GESİAD YKB Tolga Papatya:

İşsizliğin kalıcı olarak azalması, en büyük temennimiz

Her şeyden önce işsizliğin binde 3 de olsa azalması, tabii ki memnuniyet vericidir. Bunun devamlı olması, en büyük temennimizdir. Bu dönemde işsizliğin azalmasının başlıca sebepleri arasında, mevsimsel etkiler ile EYT’den emekli olanların ortaya çıkarttığı iş gücü talebi olabilir. İşsizliğin sorun olmaktan çıkıp kalıcı olarak düşmesi için tabi ki işverenlerin desteklenmesi, yatırım ikliminin iyileştirilmesi, yeni iş alanlarının artırılması gerekmektedir.
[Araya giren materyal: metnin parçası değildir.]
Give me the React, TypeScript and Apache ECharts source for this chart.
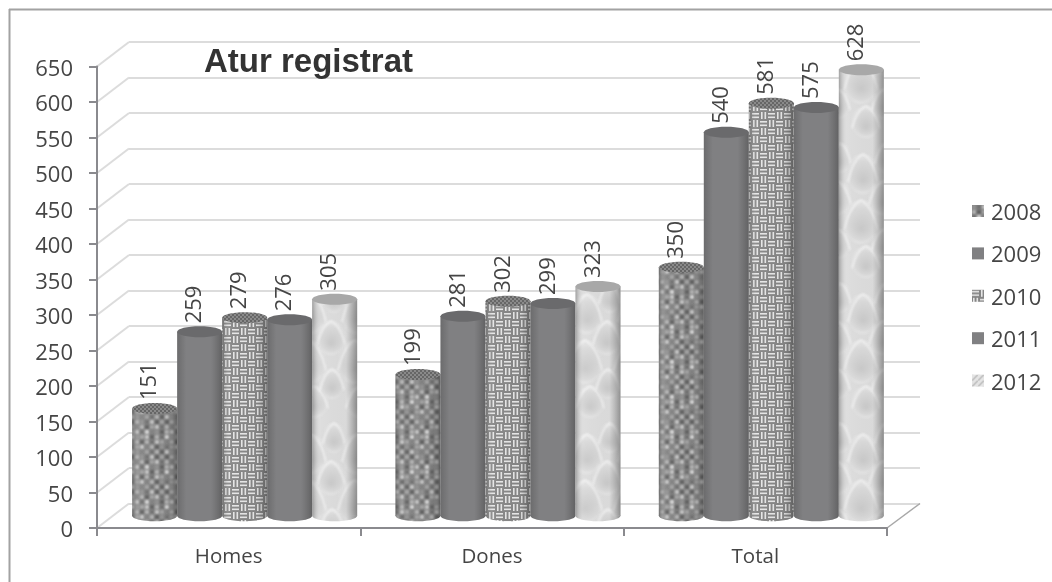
import React, { useEffect, useRef } from "react";
import * as echarts from "echarts";

const categories = ["Homes", "Dones", "Total"];
const years = ["2008", "2009", "2010", "2011", "2012"];
const values2008 = [151, 199, 350];
const values2009 = [259, 281, 540];
const values2010 = [279, 302, 581];
const values2011 = [276, 299, 575];
const values2012 = [305, 323, 628];
const seriesValues = [values2008, values2009, values2010, values2011, values2012];
const yTicks = [0, 50, 100, 150, 200, 250, 300, 350, 400, 450, 500, 550, 600, 650];

const FONT = '"Open Sans", sans-serif';
const TEXT = "#454545";
const AXIS = "#8a8a8e";
const WALL = "#dcdcdc";
const DX = 32, DY = 24.5; // depth of the chart box
const BAR_W = 45, RY = 5.5;

function tile(w: number, h: number, draw: (c: CanvasRenderingContext2D) => void) {
  const cv = document.createElement("canvas");
  cv.width = w;
  cv.height = h;
  draw(cv.getContext("2d")!);
  return cv;
}

// hand-drawn weave: each character is a cell shade, 0 darkest .. 9 lightest
const mottled = [
  "4271516",
  "6157263",
  "2834167",
  "5716284",
  "1627536",
  "7361425",
  "3526174",
];

function mottledTile() {
  const S = 5, N = 7, T = S * N;
  return tile(T, T, (c) => {
    c.fillStyle = "#868686";
    c.fillRect(0, 0, T, T);
    c.filter = "blur(0.8px)";
    for (let oy = -1; oy <= 1; oy++) {
      for (let ox = -1; ox <= 1; ox++) {
        mottled.forEach((row, y) => {
          row.split("").forEach((ch, x) => {
            const v = 78 + Number(ch) * 17;
            c.fillStyle = `rgb(${v},${v},${v})`;
            c.fillRect(x * S + ox * T, y * S + oy * T, S - 1, S - 1);
          });
        });
      }
    }
    c.filter = "none";
  });
}

function basketTile() {
  const B = 8, N = 4, T = B * N;
  return tile(T, T, (c) => {
    c.fillStyle = "#858585";
    c.fillRect(0, 0, T, T);
    c.filter = "blur(0.5px)";
    c.fillStyle = "#e6e6e6";
    for (let oy = -1; oy <= 1; oy++) {
      for (let ox = -1; ox <= 1; ox++) {
        for (let y = 0; y < N; y++) {
          for (let x = 0; x < N; x++) {
            const px = x * B + ox * T, py = y * B + oy * T;
            if ((x + y) % 2 === 0) {
              c.fillRect(px, py + 1, B - 1, 1.6);
              c.fillRect(px, py + 4.5, B - 1, 1.6);
            } else {
              c.fillRect(px + 1, py, 1.6, B - 1);
              c.fillRect(px + 4.5, py, 1.6, B - 1);
            }
          }
        }
      }
    }
    c.filter = "none";
  });
}

// [x, y, rx, ry] of the soft shell shapes of the 2012 texture
const shells = [
  [12, 18, 11, 15], [35, 34, 15, 20], [9, 58, 14, 17], [33, 82, 17, 22],
  [10, 104, 12, 15], [38, 122, 14, 16],
];

function shellTile() {
  const W = 46, H = 140;
  return tile(W, H, (c) => {
    c.fillStyle = "#dcdcdc";
    c.fillRect(0, 0, W, H);
    c.filter = "blur(1.2px)";
    for (let oy = -1; oy <= 1; oy++) {
      for (let ox = -1; ox <= 1; ox++) {
        shells.forEach(([sx, sy, rx, ry]) => {
          const x = sx + ox * W, y = sy + oy * H;
          const g = c.createRadialGradient(x, y + ry * 0.3, 1, x, y, ry);
          g.addColorStop(0, "#cacaca");
          g.addColorStop(0.7, "#dadada");
          g.addColorStop(1, "#e8e8e8");
          c.fillStyle = g;
          c.beginPath();
          c.ellipse(x, y, rx, ry, 0, 0, Math.PI * 2);
          c.fill();
          c.strokeStyle = "#f2f2f2";
          c.lineWidth = 1.6;
          c.beginPath();
          c.moveTo(x - rx, y + ry * 0.4);
          c.quadraticCurveTo(x - rx * 0.7, y - ry * 0.7, x, y - ry);
          c.quadraticCurveTo(x + rx * 0.7, y - ry * 0.7, x + rx, y + ry * 0.4);
          c.stroke();
        });
      }
    }
    c.filter = "none";
  });
}

function stripes() {
  return tile(6, 6, (c) => {
    c.fillStyle = "#e4e4e4";
    c.fillRect(0, 0, 6, 6);
    c.strokeStyle = "#bcbcbc";
    c.lineWidth = 1.5;
    c.beginPath();
    c.moveTo(0, 6);
    c.lineTo(6, 0);
    c.stroke();
  });
}

const pattern = (image: HTMLCanvasElement) => ({ type: "pattern", image, repeat: "repeat" });

export default function App() {
  const ref = useRef<HTMLDivElement>(null);

  useEffect(() => {
    const chart = echarts.init(ref.current!, undefined, { renderer: "svg" });

    const p2008 = pattern(mottledTile());
    const p2010 = pattern(basketTile());
    const p2012 = pattern(shellTile());
    const topWeave = pattern(tile(4, 4, (c) => {
      c.fillStyle = "#666666";
      c.fillRect(0, 0, 4, 4);
      c.fillStyle = "#8a8a8a";
      c.fillRect(0, 0, 2, 2);
      c.fillRect(2, 2, 2, 2);
    }));
    const bodyFill: any[] = [p2008, "#808082", p2010, "#808082", p2012];
    const topFill: any[] = [topWeave, "#6a6a6c", topWeave, "#6a6a6c", "#a8a8a8"];
    const legendFill: any[] = [p2008, "#808082", p2010, "#808082", pattern(stripes())];

    const shade = (solid: boolean) => ({
      type: "linear", x: 0, y: 0, x2: 1, y2: 0,
      colorStops: solid
        ? [
            { offset: 0, color: "rgba(60,60,60,0.3)" },
            { offset: 0.2, color: "rgba(60,60,60,0)" },
            { offset: 0.75, color: "rgba(60,60,60,0)" },
            { offset: 1, color: "rgba(40,40,40,0.35)" },
          ]
        : [
            { offset: 0, color: "rgba(70,70,70,0.4)" },
            { offset: 0.18, color: "rgba(255,255,255,0.05)" },
            { offset: 0.75, color: "rgba(90,90,90,0.02)" },
            { offset: 1, color: "rgba(50,50,50,0.45)" },
          ],
    });

    const yearSeries = years.map((year, i) => ({
      name: year,
      type: "custom",
      xAxisIndex: 0,
      yAxisIndex: 0,
      clip: false,
      z: 5,
      itemStyle: { color: "#808082" },
      data: seriesValues[i].map((v, c) => [c, v]),
      encode: { x: 0, y: 1 },
      renderItem: (_p: any, api: any) => {
        const cat = api.value(0);
        const v = api.value(1);
        const top = api.coord([cat, v]);
        const base = api.coord([cat, 0]);
        const cx = top[0] + (i - 2) * BAR_W + DX / 2;
        const yT = top[1] - DY / 2;
        const yB = base[1] - DY / 2;
        const rx = BAR_W / 2;
        const solid = i === 1 || i === 3;
        const rect = { x: cx - rx, y: yT, width: BAR_W, height: yB - yT };
        const foot = { cx, cy: yB, rx, ry: RY };
        return {
          type: "group",
          children: [
            { type: "ellipse", shape: foot, style: { fill: bodyFill[i] } },
            { type: "ellipse", shape: foot, style: { fill: shade(solid) } },
            { type: "rect", shape: rect, style: { fill: bodyFill[i] } },
            { type: "rect", shape: rect, style: { fill: shade(solid) } },
            { type: "ellipse", shape: { cx, cy: yT, rx, ry: RY }, style: { fill: topFill[i] } },
            {
              type: "text",
              x: cx - 7.5,
              y: yT - RY - 3,
              rotation: Math.PI / 2,
              style: {
                text: String(v),
                fill: TEXT,
                font: `22px ${FONT}`,
                align: "left",
                verticalAlign: "middle",
              },
            },
          ],
        };
      },
    }));

    const option: any = {
      animation: false,
      backgroundColor: "#ffffff",
      title: {
        text: "Atur registrat",
        left: 204,
        top: 44,
        padding: 0,
        textStyle: { fontFamily: '"Liberation Sans", Arial, sans-serif', fontSize: 33, fontWeight: "bold", color: "#333333" },
      },
      legend: {
        orient: "vertical",
        left: 972,
        top: 200,
        padding: 0,
        itemWidth: 12,
        itemHeight: 12,
        itemGap: 20.4,
        icon: "rect",
        textStyle: { fontFamily: FONT, fontSize: 22, color: TEXT, lineHeight: 20, padding: [0, 0, 0, 2] },
        data: years.map((name, i) => ({ name, itemStyle: { color: legendFill[i] } })),
      },
      grid: [
        { left: 97, right: 165, top: 66.5, bottom: 54, containLabel: false },
        { left: 97 + DX, right: 165 - 33, top: 66.5 - DY, bottom: 54 + DY, containLabel: false },
      ],
      xAxis: [
        {
          type: "category",
          gridIndex: 0,
          data: categories,
          z: 3,
          axisLine: { lineStyle: { color: AXIS, width: 2 } },
          axisTick: { show: true, length: 8, lineStyle: { color: AXIS, width: 2 } },
          axisLabel: { fontFamily: FONT, fontSize: 20.5, color: TEXT, margin: 16 },
          splitLine: { show: false },
        },
        { type: "category", gridIndex: 1, data: categories, show: false },
      ],
      yAxis: [
        {
          type: "value",
          gridIndex: 0,
          min: 0,
          max: 650,
          interval: 50,
          z: 3,
          axisLine: { show: true, lineStyle: { color: AXIS, width: 2 } },
          axisTick: { show: true, length: 8, lineStyle: { color: AXIS, width: 2 } },
          axisLabel: { fontFamily: FONT, fontSize: 22, color: TEXT, margin: 24 },
          splitLine: { show: false },
        },
        {
          type: "value",
          gridIndex: 1,
          min: 0,
          max: 650,
          interval: 50,
          axisLine: { show: false },
          axisTick: { show: false },
          axisLabel: { show: false },
          splitLine: { show: true, lineStyle: { color: WALL, width: 2 } },
        },
      ],
      graphic: [
        { type: "line", shape: { x1: 9, y1: 9.5, x2: 1052, y2: 9.5 }, style: { stroke: "#a2a2a2", lineWidth: 2 } },
        { type: "line", shape: { x1: 9.5, y1: 9, x2: 9.5, y2: 582 }, style: { stroke: "#a2a2a2", lineWidth: 2 } },
      ],
      series: [
        {
          type: "custom",
          name: "wall",
          xAxisIndex: 0,
          yAxisIndex: 0,
          clip: false,
          silent: true,
          z: 1,
          data: yTicks,
          encode: { y: 0 },
          renderItem: (_p: any, api: any) => {
            const v = api.value(0);
            const left = api.coord([0, v]);
            const x0 = left[0] - 790 / 6;
            return {
              type: "line",
              shape: { x1: x0, y1: left[1], x2: x0 + DX, y2: left[1] - DY },
              style: { stroke: WALL, lineWidth: 2 },
            };
          },
        },
        {
          type: "custom",
          name: "floor",
          xAxisIndex: 0,
          yAxisIndex: 0,
          clip: false,
          silent: true,
          z: 1,
          data: [[2, 0]],
          encode: { x: 0, y: 1 },
          renderItem: (_p: any, api: any) => {
            const p = api.coord([2, 0]);
            const x0 = p[0] + 790 / 6;
            return {
              type: "line",
              shape: { x1: x0, y1: p[1], x2: x0 + 33, y2: p[1] - DY },
              style: { stroke: "#a8a8a8", lineWidth: 1.5 },
            };
          },
        },
        ...yearSeries,
      ],
    };

    chart.setOption(option);
    return () => chart.dispose();
  }, []);

  return (
    <div
      ref={ref}
      style={{ position: "fixed", left: 0, top: 0, width: 1052, height: 582, background: "#fff", filter: "blur(0.5px)" }}
    />
  );
}
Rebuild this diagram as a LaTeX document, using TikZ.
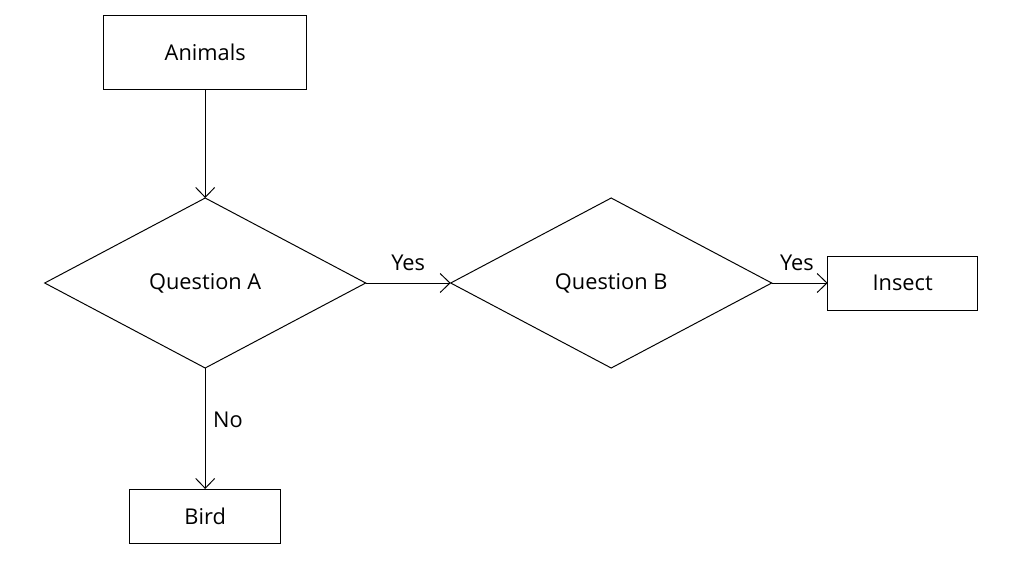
\documentclass[tikz,border=0pt]{standalone}
\usepackage{fontspec}
\setmainfont{Open Sans}
\usepackage{tikz}
\usetikzlibrary{positioning}
\usetikzlibrary{arrows.meta}
\usetikzlibrary{shapes.geometric}

\begin{document}
\begin{tikzpicture}[box/.style={rectangle,draw=black,line width=0.7pt,inner sep=0pt,outer sep=0pt,
	minimum width=3.775cm,minimum height=1.35cm,align=center},
	quest/.style={diamond,draw=black,line width=0.7pt,inner sep=0pt,outer sep=0pt,
	minimum width=8.025cm,minimum height=4.25cm,align=center},
	link/.style={-{Straight Barb[length=7pt,width=13.5pt]},line width=0.7pt},
	font=\fontsize{15.5}{18}\selectfont]
	\useasboundingbox (0,0) rectangle (25.4,-14.275);
	\node[box,minimum width=5.075cm,minimum height=1.85cm] (animals) at (5.13,-1.3) {Animals};
	\node[quest] (qa) [below=2.725cm of animals] {Question A};
	\node[quest] (qb) [right=2.125cm of qa] {Question B};
	\node[box,minimum width=3.75cm] (insect) [right=1.4cm of qb] {Insect};
	\node[box] (bird) [below=3.025cm of qa] {Bird};

	\draw[link] (animals) -- (qa);
	\draw[link] (qa) -- node[above=5pt] {Yes} (qb);
	\draw[link] (qb) -- node[above=5pt,pos=0.45] {Yes} (insect);
	\draw[link] (qa) -- node[right=2pt,pos=0.43] {No} (bird);
  \end{tikzpicture}
\end{document}
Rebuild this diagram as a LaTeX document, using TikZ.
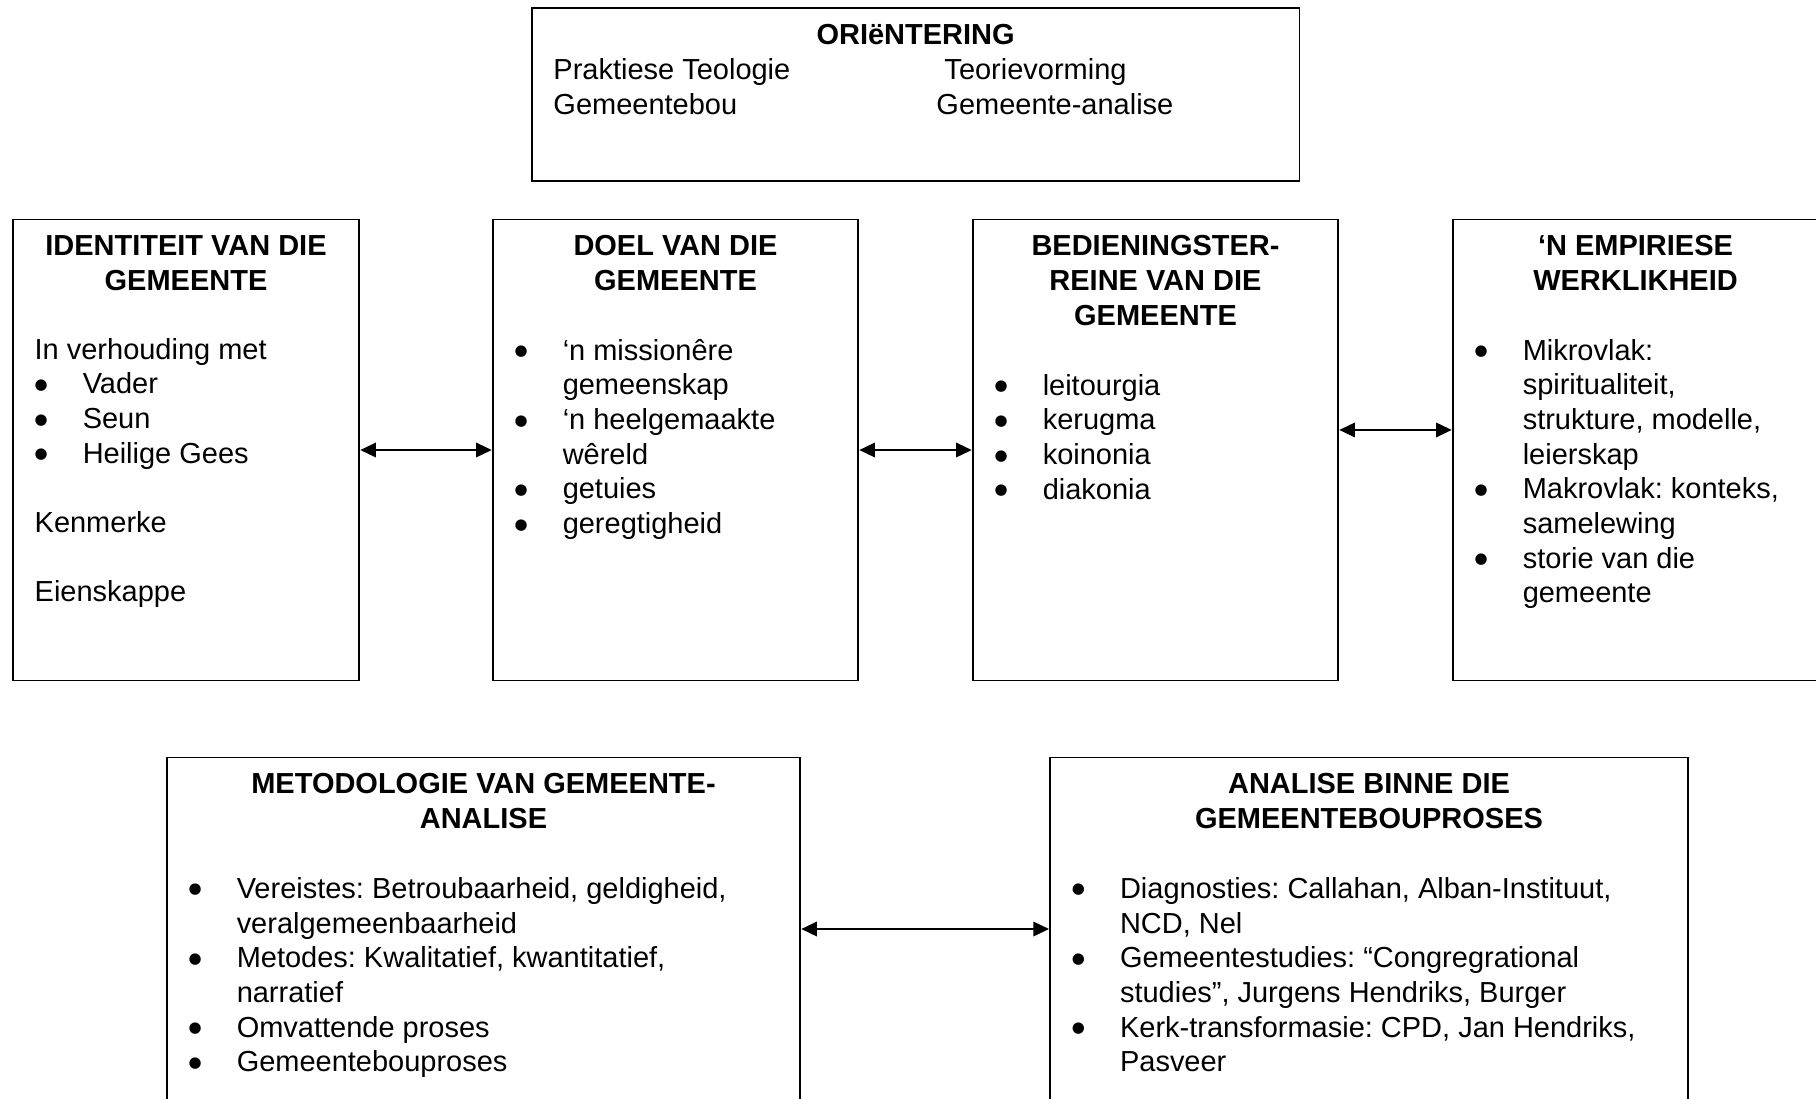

Bunun için işverenin üzerindeki istihdamdan kaynaklanan prim yükleri azaltılmalı, işverene daha çok eleman çalıştırabilecek cazip finansal çözümler üretilmelidir. Yatırım ikliminin iyileştirilmesi için ise gerek halen var olan işyerlerine, gerekse bundan sonra kurulacak işyerlerine ek bazı muafiyetler tanınmalı, girdi maliyetlerini düşürecek tedbirler alınmalı ve yatırım teşvikleri artırılmalıdır. Bu hususların uygulanması halinde, işsizlik oranındaki azalma trendinin devam edebileceğini düşünüyoruz.

ARSİYAD YKB Erdinç Acar:

İnsanların biraz da iş beğenmeme durumları var

İşsizliğin azalmasının ve özellikle gençlerde işsizliğin azalmasının en büyük sebebi, turizm sezonun açılmasıdır bence. Ben ona yoruyorum. İşsizliğin kalıcı olarak düşmesi ve sorun olmaktan çıkması ise yatırımları ve ihracatı artırmamızdan geçiyor. İş sahalarının açılması lazım ki, biz işsizliği azaltalım. Aslında baktığınızda Türkiye’de işsizlik, insanların biraz da iş beğenmeme gibi durumları var.

BUDSİAD YKB Recep Öztürk:

Özel sektör teşvik edilmeli ki, istihdam artsın

Firma sahiplerinin, iş insanlarının çok ciddi bir şekilde desteklenip, bizimle çok güzel projeler ve yatırımlar yapıp, bu açığı sıfıra indirebileceğimiz projelerin olması lazım işsizliğin ortadan kaldırılması için. Biz şu anda zor durumdayız, nefes alamıyoruz. Bunun tam tersine, bizim gibi firmalara teşvikler, destekler, yatırımlar, müsaadeler verilip, bizim de güzel projeler, yatırımlar yapıp daha çok istihdam sağlamamız lazım.